In the same way that a pure song meanders
Through the miraculous resonance of strings as they are played
And finds itself again,
And just as the melodies interweave
So that the listeners, newly enraptured, continue to pay attention:

That is how, for me, the river flows so solidly
In a silver mass, twisted around like a snake,
Through bushes which sway
As they are sweetly bound up in the magic
Since they have found themselves anew in the mirror;

Where the hills are so keen
(And bright clouds are keen) to show themselves rocking gently,
While faint stars in the distance are already
Climbing out of the blue depth,
The drunken eyes of the sun bend down.

Thus it is that all beings gleam
In outline within a childlike attitude,
Which, dedicated to beauty
Through the gentle goodness of the gods,
Preserves the transitory blossom in the crystal.
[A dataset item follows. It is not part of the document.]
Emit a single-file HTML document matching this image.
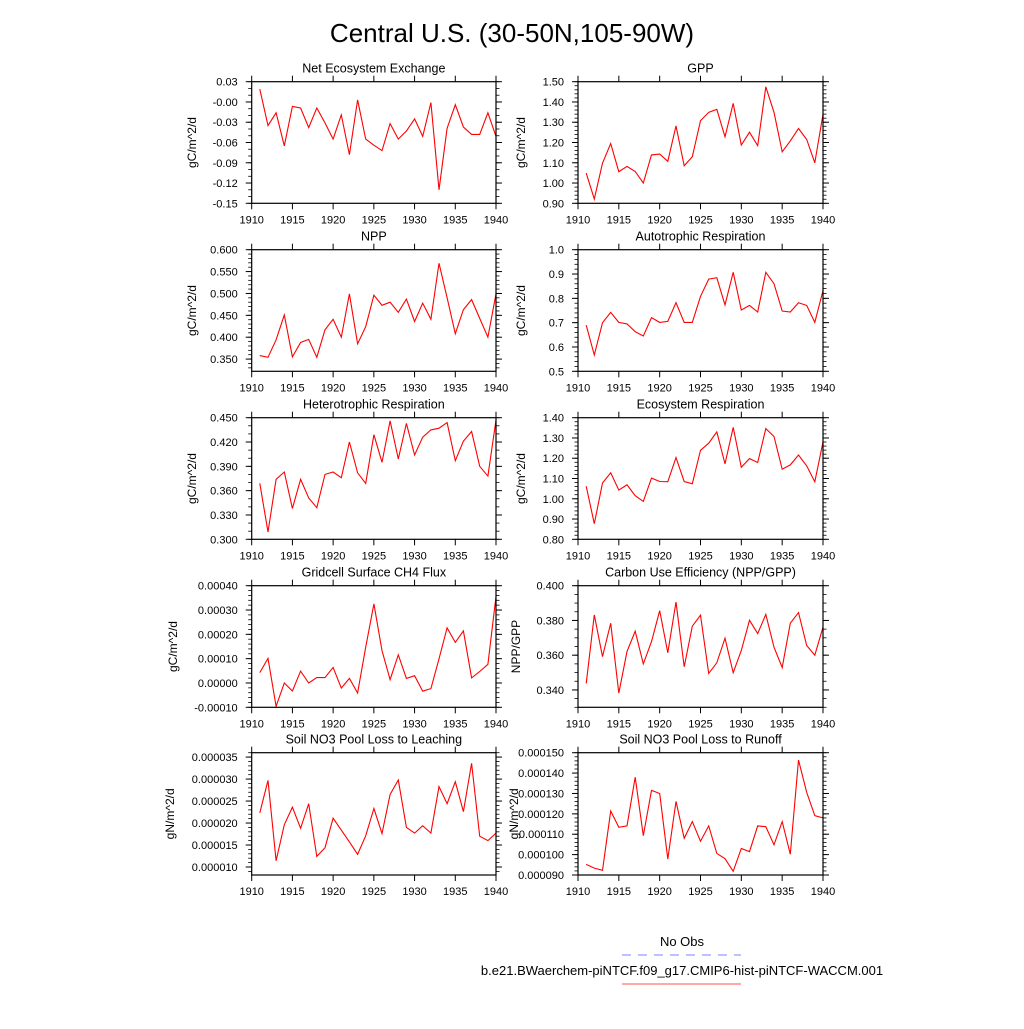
<!DOCTYPE html>
<html><head><meta charset="utf-8"><style>
html,body{margin:0;padding:0;background:#fff;}
svg text{font-family:"Liberation Sans",Arial,sans-serif;fill:#000;}
</style></head><body>
<svg id="chart" width="1024" height="1024" viewBox="0 0 1024 1024" xmlns="http://www.w3.org/2000/svg">
<text x="512" y="42" font-size="26" text-anchor="middle">Central U.S. (30-50N,105-90W)</text>
<text x="682" y="946" font-size="13" text-anchor="middle">No Obs</text>
<line x1="622" y1="955" x2="741" y2="955" stroke="#7a86ff" stroke-width="1" stroke-dasharray="9,7"/>
<text x="682" y="975" font-size="13" text-anchor="middle">b.e21.BWaerchem-piNTCF.f09_g17.CMIP6-hist-piNTCF-WACCM.001</text>
<line x1="622" y1="984" x2="741" y2="984" stroke="#ff5050" stroke-width="1"/>
<g id="panels"></g>
</svg>
<script>
const years = [1911,1912,1913,1914,1915,1916,1917,1918,1919,1920,1921,1922,1923,1924,1925,1926,1927,1928,1929,1930,1931,1932,1933,1934,1935,1936,1937,1938,1939,1940];
const xTicks = [1910,1915,1920,1925,1930,1935,1940];
const neeValues = [0.019,-0.035,-0.016,-0.065,-0.0065,-0.009,-0.038,-0.009,-0.031,-0.055,-0.019,-0.078,0.003,-0.055,-0.064,-0.072,-0.032,-0.055,-0.043,-0.025,-0.051,-0.001,-0.130,-0.039,-0.004,-0.037,-0.048,-0.048,-0.016,-0.051];
const gppValues = [1.049,0.921,1.098,1.195,1.056,1.082,1.057,1.0,1.139,1.143,1.107,1.282,1.085,1.13,1.307,1.349,1.364,1.228,1.393,1.187,1.251,1.184,1.475,1.349,1.154,1.208,1.269,1.215,1.1,1.339];
const nppValues = [0.358,0.354,0.394,0.451,0.355,0.388,0.395,0.354,0.417,0.441,0.400,0.499,0.385,0.424,0.496,0.473,0.480,0.457,0.487,0.436,0.478,0.441,0.569,0.490,0.408,0.463,0.486,0.443,0.400,0.499];
const arValues = [0.690,0.567,0.700,0.742,0.701,0.695,0.663,0.645,0.721,0.701,0.705,0.782,0.701,0.701,0.808,0.879,0.885,0.773,0.907,0.752,0.771,0.744,0.907,0.860,0.748,0.744,0.782,0.771,0.701,0.832];
const hrValues = [0.369,0.309,0.374,0.383,0.338,0.374,0.351,0.339,0.380,0.383,0.376,0.420,0.382,0.369,0.429,0.395,0.446,0.399,0.443,0.404,0.426,0.435,0.437,0.444,0.397,0.421,0.433,0.390,0.378,0.447];
const erValues = [1.062,0.877,1.078,1.128,1.043,1.069,1.015,0.987,1.102,1.085,1.084,1.203,1.085,1.074,1.239,1.274,1.330,1.172,1.352,1.156,1.198,1.179,1.346,1.307,1.146,1.167,1.216,1.162,1.084,1.280];
const ch4Values = [0.0000425,0.000101,-0.000096,0.0,-0.000033,0.000049,0.0,0.000022,0.000022,0.000064,-0.000021,0.000019,-0.000041,0.000147,0.000325,0.000133,0.000014,0.000116,0.000019,0.000030,-0.000034,-0.000023,0.000099,0.000227,0.000167,0.000214,0.000021,0.000047,0.000077,0.000356];
const cueValues = [0.3437,0.3832,0.3592,0.3784,0.3382,0.3621,0.3738,0.3550,0.3678,0.3856,0.3614,0.3906,0.3533,0.3767,0.3830,0.3495,0.3556,0.3698,0.3499,0.3627,0.3801,0.3724,0.3835,0.3646,0.3529,0.3784,0.3845,0.3656,0.3600,0.3761];
const leachValues = [0.0000223,0.0000297,0.0000114,0.0000196,0.0000236,0.0000188,0.0000244,0.0000124,0.0000144,0.0000211,0.0000184,0.0000157,0.0000129,0.0000171,0.0000233,0.0000176,0.0000265,0.0000298,0.0000190,0.0000177,0.0000194,0.0000177,0.0000283,0.0000244,0.0000294,0.0000226,0.0000336,0.0000170,0.0000160,0.0000177];
const runoffValues = [0.0000952,0.0000934,0.0000923,0.0001214,0.0001134,0.0001141,0.0001380,0.0001093,0.0001315,0.0001300,0.0000978,0.0001261,0.0001080,0.0001162,0.0001066,0.0001141,0.0001006,0.0000980,0.0000918,0.0001030,0.0001015,0.0001141,0.0001137,0.0001048,0.0001162,0.0001002,0.0001464,0.0001305,0.0001191,0.0001180];
const neeTicks = ["0.03","-0.00","-0.03","-0.06","-0.09","-0.12","-0.15"];
const gppTicks = ["1.50","1.40","1.30","1.20","1.10","1.00","0.90"];
const nppTicks = ["0.600","0.550","0.500","0.450","0.400","0.350"];
const arTicks = ["1.0","0.9","0.8","0.7","0.6","0.5"];
const hrTicks = ["0.450","0.420","0.390","0.360","0.330","0.300"];
const erTicks = ["1.40","1.30","1.20","1.10","1.00","0.90","0.80"];
const ch4Ticks = ["0.00040","0.00030","0.00020","0.00010","0.00000","-0.00010"];
const cueTicks = ["0.400","0.380","0.360","0.340"];
const leachTicks = ["0.000035","0.000030","0.000025","0.000020","0.000015","0.000010"];
const runoffTicks = ["0.000150","0.000140","0.000130","0.000120","0.000110","0.000100","0.000090"];

const NS='http://www.w3.org/2000/svg';
const root=document.getElementById('panels');
function mk(tag,attrs,parent){const e=document.createElementNS(NS,tag);for(const k in attrs)e.setAttribute(k,attrs[k]);(parent||root).appendChild(e);return e;}
const colL=[251.7,496],colR=[578,823];
const rows=[[81.7,203.3],[249.7,371.3],[417.7,539.3],[585.7,707.3],[752.7,875]];
const panels=[
 {id:'nee',title:'Net Ecosystem Exchange',yl:'gC/m^2/d',col:colL,row:0,vals:neeValues,ticks:neeTicks,ymin:-0.15,ymax:0.03,minor:0.01,ylx:196},
 {id:'gpp',title:'GPP',yl:'gC/m^2/d',col:colR,row:0,vals:gppValues,ticks:gppTicks,ymin:0.9,ymax:1.5,minor:0.02,ylx:525},
 {id:'npp',title:'NPP',yl:'gC/m^2/d',col:colL,row:1,vals:nppValues,ticks:nppTicks,ymin:0.3221,ymax:0.6,minor:0.01,ylx:196},
 {id:'ar',title:'Autotrophic Respiration',yl:'gC/m^2/d',col:colR,row:1,vals:arValues,ticks:arTicks,ymin:0.5,ymax:1.0,minor:0.02,ylx:525},
 {id:'hr',title:'Heterotrophic Respiration',yl:'gC/m^2/d',col:colL,row:2,vals:hrValues,ticks:hrTicks,ymin:0.3,ymax:0.45,minor:0.01,ylx:196},
 {id:'er',title:'Ecosystem Respiration',yl:'gC/m^2/d',col:colR,row:2,vals:erValues,ticks:erTicks,ymin:0.8,ymax:1.4,minor:0.02,ylx:525},
 {id:'ch4',title:'Gridcell Surface CH4 Flux',yl:'gC/m^2/d',col:colL,row:3,vals:ch4Values,ticks:ch4Ticks,ymin:-0.0001,ymax:0.0004,minor:0.00002,ylx:177},
 {id:'cue',title:'Carbon Use Efficiency (NPP/GPP)',yl:'NPP/GPP',col:colR,row:3,vals:cueValues,ticks:cueTicks,ymin:0.33,ymax:0.4,minor:0.005,ylx:520},
 {id:'leach',title:'Soil NO3 Pool Loss to Leaching',yl:'gN/m^2/d',col:colL,row:4,vals:leachValues,ticks:leachTicks,ymin:0.00000818,ymax:0.0000360,minor:0.000001,ylx:174},
 {id:'runoff',title:'Soil NO3 Pool Loss to Runoff',yl:'gN/m^2/d',col:colR,row:4,vals:runoffValues,ticks:runoffTicks,ymin:0.00009,ymax:0.00015,minor:0.000002,ylx:518}
];
panels.forEach(p=>{
 const [x0,x1]=p.col,[y0,y1]=rows[p.row];
 const g=mk('g',{});
 
 
 const xs=v=>x0+(v-1910)/30*(x1-x0);
 const ys=v=>y1-(v-p.ymin)/(p.ymax-p.ymin)*(y1-y0);
 const t=mk('text',{x:(x0+x1)/2,y:y0-9,'font-size':12.5,'text-anchor':'middle'},g);t.textContent=p.title;
 
 
 // minor y ticks
 const n=Math.round((p.ymax-p.ymin)/p.minor)+2;
 const base=Math.ceil(p.ymin/p.minor-1e-6);
 for(let i=0;i<n;i++){const v=(base+i)*p.minor;if(v>p.ymax+1e-12)break;const yy=ys(v);
  mk('line',{x1:x0-3.5,x2:x0,y1:yy,y2:yy,stroke:'#000','stroke-width':0.8},g);
  mk('line',{x1:x1,x2:x1+3.5,y1:yy,y2:yy,stroke:'#000','stroke-width':0.8},g);}
 // major y ticks + labels
 p.ticks.forEach(s=>{const v=parseFloat(s);const yy=ys(v);
  mk('line',{x1:x0-6,x2:x0,y1:yy,y2:yy,stroke:'#000','stroke-width':1},g);
  mk('line',{x1:x1,x2:x1+6,y1:yy,y2:yy,stroke:'#000','stroke-width':1},g);
  const l=mk('text',{x:x0-14,y:yy+4,'font-size':11,'text-anchor':'end'},g);l.textContent=s;
  
  });
 // x ticks
 xTicks.forEach(v=>{const xx=xs(v);
  mk('line',{x1:xx,x2:xx,y1:y1,y2:y1+6,stroke:'#000','stroke-width':1},g);
  mk('line',{x1:xx,x2:xx,y1:y0-6,y2:y0,stroke:'#000','stroke-width':1},g);
  const l=mk('text',{x:xx,y:y1+20,'font-size':11,'text-anchor':'middle'},g);l.textContent=v;
  
  });
 const yl=mk('text',{x:p.ylx,y:(y0+y1)/2,'font-size':12,'text-anchor':'middle',transform:`rotate(-90 ${p.ylx} ${(y0+y1)/2})`},g);yl.textContent=p.yl;
 
 
 const pts=years.map((yr,i)=>xs(yr).toFixed(1)+','+ys(p.vals[i]).toFixed(1)).join(' ');
 const pl=mk('polyline',{points:pts,fill:'none',stroke:'#ff0000','stroke-width':1.1},g);
 
 
 const fr=mk('rect',{x:x0,y:y0,width:x1-x0,height:y1-y0,fill:'none',stroke:'#000','stroke-width':1.2},g);
 
 
});
</script>
</body></html>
Friedrich von Schlegel, Der Fluß D 693

Just as music only makes sense with the passage of time, the flowing water of the river helps the sensitive observer recognise the harmonies and the inner structures that unify the transitory experiences of a human life. As the river flows we notice the surrounding landscape and the movements of the sun and stars reflected and glistening in the water. There is more movement than stability, there are many more verbs than nouns (meandering, resonating, interweaving, flowing, twisting, swaying, rocking, climbing, bending down, gleaming), but rather than these moments of change dispersing and fragmenting our experience, they come together to cohere in the river and in the poet’s perceptions. Thus it is that ‘the transitory blossom’ comes to be preserved in ‘the crystal’.

Schlegel’s river is the mirror where the sensitive soul manages to make sense of the mystery of continuity in a world of flux, the paradox of personal identity in a changing world. We come to the river and we reflect.